Start
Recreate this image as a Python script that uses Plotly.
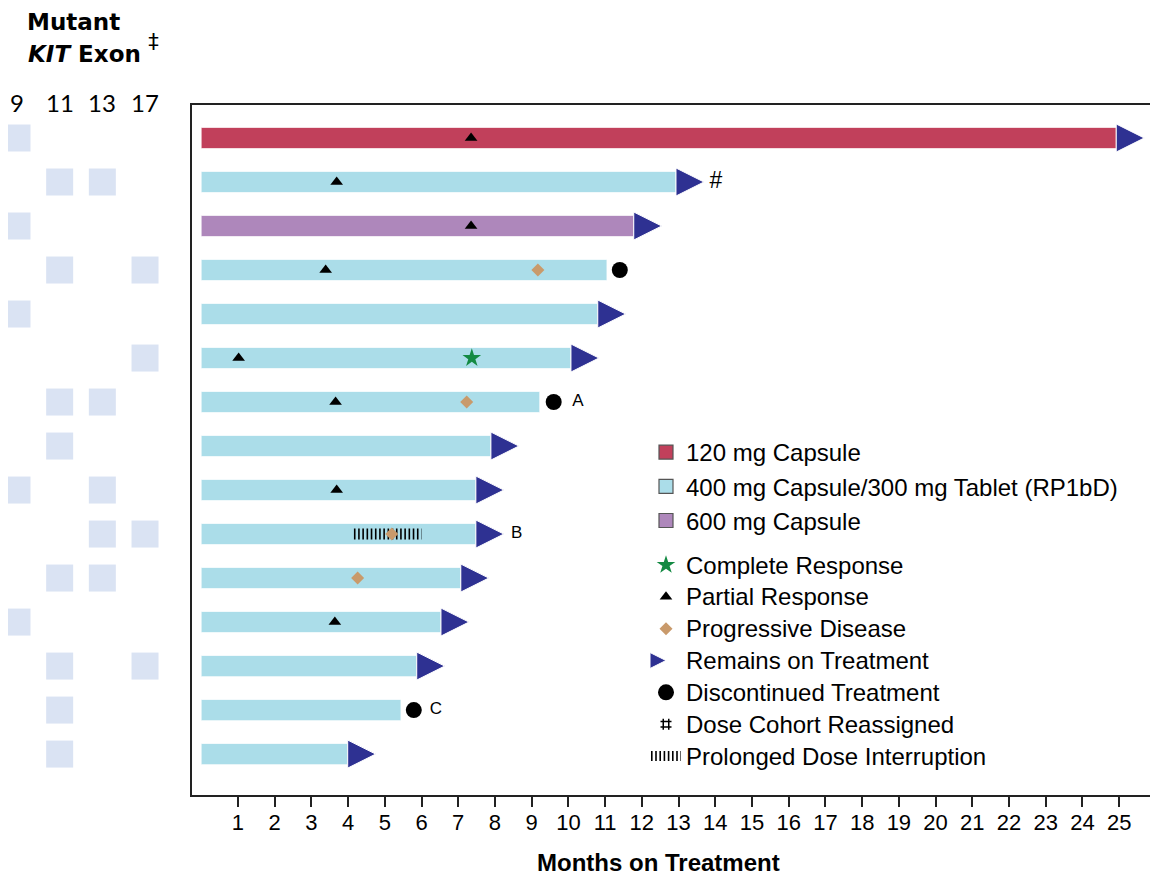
import plotly.graph_objects as go

# ---------------- data ----------------
patients = list(range(1, 16))
months = [24.92, 12.93, 11.78, 11.05, 10.80, 10.07, 9.22, 7.89, 7.48, 7.48, 7.07, 6.53, 5.87, 5.44, 3.99]
dose = ["120", "400", "600", "400", "400", "400", "400", "400", "400", "400", "400", "400", "400", "400", "400"]
ongoing = [True, True, True, False, True, True, False, True, True, True, True, True, True, False, True]

exon_labels = ["9", "11", "13", "17"]
exons = [["9"], ["11", "13"], ["9"], ["11", "17"], ["9"], ["17"], ["11", "13"], ["11"],
         ["9", "13"], ["13", "17"], ["11", "13"], ["9"], ["11", "17"], ["11"], ["11"]]

pr_rows = [1, 2, 3, 4, 6, 7, 9, 12]
pr_months = [7.35, 3.69, 7.35, 3.39, 1.02, 3.66, 3.69, 3.64]
cr_rows = [6]
cr_months = [7.37]
pd_rows = [4, 7, 10, 11]
pd_months = [9.17, 7.23, 5.19, 4.26]
disc_rows = [4, 7, 14]
disc_months = [11.40, 9.60, 5.79]
hash_rows = [2]
hash_months = [14.02]
note_rows = [7, 10, 14]
note_months = [10.26, 8.59, 6.39]
note_text = ["A", "B", "C"]
interrupt_row = 10
interrupt_start, interrupt_end = 4.16, 6.00
tick_months = list(range(1, 26))

dose_names = {"120": "120 mg Capsule", "400": "400 mg Capsule/300 mg Tablet (RP1bD)", "600": "600 mg Capsule"}
dose_colors = {"120": "#c1405b", "400": "#abdde9", "600": "#ae87bb"}

# ---------------- layout geometry ----------------
W, H = 1150, 871
ML, MR, MT, MB = 0, 1, 97, 84
PW = W - ML - MR
PH = H - MT - MB
XDOM = [184 / PW, 1.0]
XRANGE = [-0.25, 26.03]
YRANGE = [15.93, 0.25]
months_per_px = (XRANGE[1] - XRANGE[0]) / (PW * (XDOM[1] - XDOM[0]))
ARROW_SIZE = 28
FONT = "Liberation Sans, Arial, sans-serif"


def ypaper(px_from_top):
    return (H - MB - px_from_top) / PH


def big(name):
    return '<span style="font-size:24px">' + name + "</span>"


fig = go.Figure()

# bars
for d in ["120", "400", "600"]:
    xs = [m for m, dd in zip(months, dose) if dd == d]
    ys = [p for p, dd in zip(patients, dose) if dd == d]
    fig.add_trace(go.Bar(x=xs, y=ys, base=0, orientation="h", width=0.48,
                         marker=dict(color=dose_colors[d], line=dict(color="rgba(255,255,255,0.7)", width=1)),
                         showlegend=False, hoverinfo="skip"))
    fig.add_trace(go.Scatter(x=[None], y=[None], mode="markers", name=dose_names[d],
                             marker=dict(symbol="square", size=14, color=dose_colors[d],
                                         line=dict(color="#555555", width=1.2)),
                             legend="legend", legendrank={"120": 1, "400": 2, "600": 3}[d]))

# prolonged dose interruption
fig.add_trace(go.Scatter(x=[interrupt_start, interrupt_end], y=[interrupt_row, interrupt_row],
                         mode="lines", name=big("Prolonged Dose Interruption"),
                         line=dict(color="black", width=11, dash="1.6px,2.6px"),
                         legend="legend2", legendrank=10))

# exon squares (numeric column index on x2)
ex_x, ex_y = [], []
for p, ex in zip(patients, exons):
    for e in ex:
        ex_x.append(exon_labels.index(e))
        ex_y.append(p)
fig.add_trace(go.Scatter(x=ex_x, y=ex_y, xaxis="x2", yaxis="y", mode="markers",
                         marker=dict(symbol="square", size=27, color="#dae3f3"),
                         showlegend=False, hoverinfo="skip"))

# response markers
fig.add_trace(go.Scatter(x=cr_months, y=cr_rows, mode="markers", name=big("Complete Response"),
                         marker=dict(symbol="star", size=14, color="#148a43"),
                         legend="legend2", legendrank=4))
fig.add_trace(go.Scatter(x=pr_months, y=pr_rows, mode="markers", name=big("Partial Response"),
                         marker=dict(symbol="triangle-up", size=11, color="black"),
                         legend="legend2", legendrank=5))
fig.add_trace(go.Scatter(x=pd_months, y=pd_rows, mode="markers", name=big("Progressive Disease"),
                         marker=dict(symbol="diamond", size=10, color="#c99a6b"),
                         legend="legend2", legendrank=6))

arrow_x = [m + ARROW_SIZE * months_per_px for m, o in zip(months, ongoing) if o]
arrow_y = [p for p, o in zip(patients, ongoing) if o]
fig.add_trace(go.Scatter(x=arrow_x, y=arrow_y, mode="markers", name=big("Remains on Treatment"),
                         marker=dict(symbol="arrow-right", size=ARROW_SIZE, color="#2e3192",
                                     line=dict(color="white", width=1)),
                         legend="legend2", legendrank=7))
fig.add_trace(go.Scatter(x=disc_months, y=disc_rows, mode="markers", name=big("Discontinued Treatment"),
                         marker=dict(symbol="circle", size=16, color="black"),
                         legend="legend2", legendrank=8))
fig.add_trace(go.Scatter(x=hash_months, y=hash_rows, mode="text", text=["#"],
                         textfont=dict(family=FONT, size=23, color="black"),
                         showlegend=False, hoverinfo="skip"))
fig.add_trace(go.Scatter(x=[None], y=[None], mode="markers", name=big("Dose Cohort Reassigned"),
                         marker=dict(symbol="hash-open", size=11, color="black", line=dict(color="black", width=1.5)),
                         legend="legend2", legendrank=9))
fig.add_trace(go.Scatter(x=note_months, y=note_rows, mode="text", text=note_text,
                         textfont=dict(family=FONT, size=17, color="black"),
                         showlegend=False, hoverinfo="skip"))

# header annotations
HEAD_FONT = "DejaVu Sans, sans-serif"
annotations = [
    dict(x=18 / PW, y=ypaper(0), xref="paper", yref="paper", xanchor="left", yanchor="top", borderpad=0,
         text="<b>Mutant</b>", showarrow=False, font=dict(family=HEAD_FONT, size=23, color="black")),
    dict(x=18 / PW, y=ypaper(40), xref="paper", yref="paper", xanchor="left", yanchor="middle",
         text='<b><i>KIT</i> Exon</b> <span style="font-size:30px"><sup>‡</sup></span>', showarrow=False,
         font=dict(family=HEAD_FONT, size=23, color="black")),
    dict(x=(658 - 8) / PW, y=ypaper(854), xref="paper", yref="paper", xanchor="center", yanchor="middle",
         text="<b>Months on Treatment</b>", showarrow=False, font=dict(family=FONT, size=24, color="black")),
]
for i, lab in enumerate(exon_labels):
    annotations.append(dict(x=i, y=ypaper(94), xref="x2", yref="paper",
                            xanchor="center", yanchor="middle", text=lab, showarrow=False,
                            font=dict(family="Lato, sans-serif", size=24, color="black")))

fig.update_layout(
    width=W, height=H,
    margin=dict(l=ML, r=MR, t=MT, b=MB),
    paper_bgcolor="white", plot_bgcolor="white",
    font=dict(family=FONT, color="black"),
    barmode="overlay",
    annotations=annotations,
    xaxis=dict(domain=XDOM, range=XRANGE, tickvals=tick_months, ticks="outside", ticklen=10,
               tickwidth=1.5, tickcolor="#222", showgrid=False, zeroline=False,
               showline=True, linecolor="#222", linewidth=1.5, mirror=True,
               tickfont=dict(family=FONT, size=22, color="black"), ticklabelstandoff=-3,
               anchor="y"),
    xaxis2=dict(domain=[0, 170 / PW], range=[-0.211, 3.773], visible=False, anchor="y"),
    yaxis=dict(range=YRANGE, showticklabels=False, ticks="", showgrid=False, zeroline=False,
               showline=True, linecolor="#222", linewidth=1.5, mirror=True, anchor="x"),
    legend=dict(x=638 / PW, y=ypaper(422), xanchor="left", yanchor="top",
                bgcolor="rgba(0,0,0,0)", font=dict(family=FONT, size=24, color="black"),
                itemsizing="trace"),
    legend2=dict(x=638 / PW, y=ypaper(536), xanchor="left", yanchor="top",
                 bgcolor="rgba(0,0,0,0)", font=dict(family=FONT, size=22.2, color="black"),
                 itemsizing="trace"),
)

fig.write_html("out.html")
End
DIRECTIONS FOR THIS TASK
Give again, exactly, the lines from the start of the data through the one holding "import plotly.graph_objects as go"; omit the pictures.

RESPONSE
Recreate this image as a Python script that uses Plotly.
import plotly.graph_objects as go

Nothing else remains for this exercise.